Photographed by: Stephen Sylvester and Yosi A.R-Pozeilov
Digital Imaging and Photography Group Harvard College Libraries
Sophocles and Shakespeare
Artist: Frederic Crowninshield
Manufacturer: McPherson
Date: 1883
Type: Plated opalescent
Funded by: Class of 1854
In the left half of the window stands the Athenian tragic poet Sophocles (495-406 BCE). Wearing a reddish tunic and wrapped in a blue robe he holds in his left hand a partly unrolled scroll. Above Sophocles is a frieze with four dancing youths. Under him is a sarcophagus. In the right half stands the English dramatic poet Shakespeare (1564-1616) looking away from Sophocles. He is wearing a reddish doublet, knee-britches, hose and shoes. In his right hand he holds before his stomach an open book. There is also a frieze above Shakespeare displaying a lying horned stag and a lying doe. The relevancy of this window to the Union dead is unknown.

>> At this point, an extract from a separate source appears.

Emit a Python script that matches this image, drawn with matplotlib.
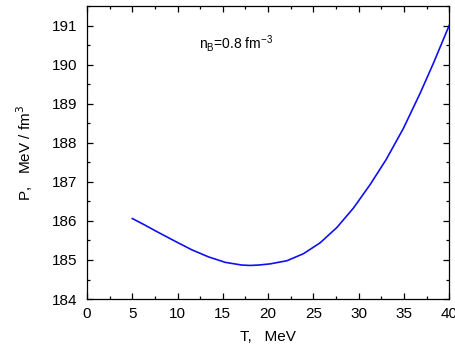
import numpy as np
import matplotlib.pyplot as plt
from matplotlib.ticker import MultipleLocator

plt.rcParams['font.family'] = ['Liberation Sans', 'DejaVu Sans']

# values
T = [5.0, 6.41, 7.51, 9.72, 11.57, 13.40, 15.25, 17.09, 18.01, 18.93, 20.22,
     22.07, 23.90, 25.75, 27.59, 29.43, 31.27, 33.04, 34.95, 36.80, 38.27, 40.0]
P = [186.06, 185.89, 185.75, 185.48, 185.26, 185.08, 184.94, 184.87, 184.86,
     184.87, 184.90, 184.98, 185.16, 185.44, 185.83, 186.33, 186.93, 187.57,
     188.37, 189.27, 190.04, 191.0]

fig = plt.figure(figsize=(4.56, 3.51), dpi=100)
ax = fig.add_axes([0.191, 0.148, 0.794, 0.835])
ax.plot(T, P, color='#1010f0', linewidth=1.2)

ax.set_xlim(0, 40)
ax.set_ylim(184, 191.5)
ax.xaxis.set_major_locator(MultipleLocator(5))
ax.xaxis.set_minor_locator(MultipleLocator(2.5))
ax.yaxis.set_major_locator(MultipleLocator(1))
ax.yaxis.set_minor_locator(MultipleLocator(0.5))
ax.tick_params(which='both', direction='in', top=True, right=True, width=0.9, labelsize=11)
ax.tick_params(which='major', length=4)
ax.tick_params(which='minor', length=2.5)
ax.tick_params(axis='x', pad=6)
ax.tick_params(axis='y', pad=7)
for s in ax.spines.values():
    s.set_linewidth(0.9)

ax.set_xlabel('T,   MeV', fontsize=11, labelpad=6)
ax.set_ylabel('P,   MeV / fm$^3$', fontsize=11, labelpad=12)
ax.text(12.4, 190.54, 'n$_\\mathregular{B}$=0.8 fm$^\\mathregular{-3}$', fontsize=10, va='center')

plt.savefig('out.png', dpi=100)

Photographed by: Stephen Sylvester and Yosi A.R-Pozeilov
Digital Imaging and Photography Group Harvard College Libraries
The West Window
Artist: Donald MacDonald
Manufacturer: McPherson
Date: 1874
Type: Painted grisaille
Like those in the transept this window is of Gothic design. The upper portion of the window contains a large rose with twelve leaves. Its lower curves are flanked by two smaller roses, each with eight leaves. Below are five lancets whose points reach up into the upper portion. Of the three roses at the top, the smaller one on the left displays in a circle the arms of the United States. On the right in a similar circle is the arms of the Commonwealth of Massachusetts. The large central rose has four iron supporting bars which form the wide arms of a cross. In the crossing of the arms is a circle which contains the arms of Harvard, with a slight overlap outside the circle. The arms of the United States show a spread eagle’s head, facing the viewer’s left. His claws rest on, and probably hold, a ribbon with the motto E PLURIBUS UNUM, which means “From many one.” On the blue shield of the arms of the Commonwealth is a Native American holding a bow in his right hand and an arrow in his left. A motto is inscribed on five pieces of ribbon surrounding the shield. The motto is to be read down on the left and up on the right. It reads ENSE PETIT / PLACIDAM / SUB / LIBERTATE / QUIETEM = She (the commonwealth) seeks calm peace under liberty. The Harvard shield in the central circle has three books, two above and one below, separated by a chevron with an ornamental pattern on it. They read VE – RI – TAS = Truth.
La Salle and Marquette
Artist: Charles Mills
Manufacturer: Ford & Brooks
Date: 1895
Type: Plated opalescent
Funded by: Class of 1875
In the left half Rene Robert Cavelier, Sieur de La Salle (1643-1687), a French explorer, wears a dark red mantle that falls below his knees and has a high collar and cuffs turned back deeply at the wrists. Under it is a black coat to mid-thigh with a red sash and a white scarf or necktie showing at the neck. In his right hand he holds a heavy sabre and in his left he holds a half unrolled scroll with its red seal hanging. In the right half Jacques Marquette (1637-1675, a Jesuit Missionary who was sent to work among the Native Americans of Canada, particularly those around the Great Lakes. In 1673, in company with Louis Joliet, he reached and descended part way down the Mississippi, even before La Salle had explored it to its lower reaches. He is portrayed here as preaching to Native Americans. He wears a black clerical hat and a black clerical cassock nearly to his knees. The cassock has a dark blue sash at the waist with a rosary tucked through it whose cross hangs down to his thigh. His right arm is raised holding a small crucifix.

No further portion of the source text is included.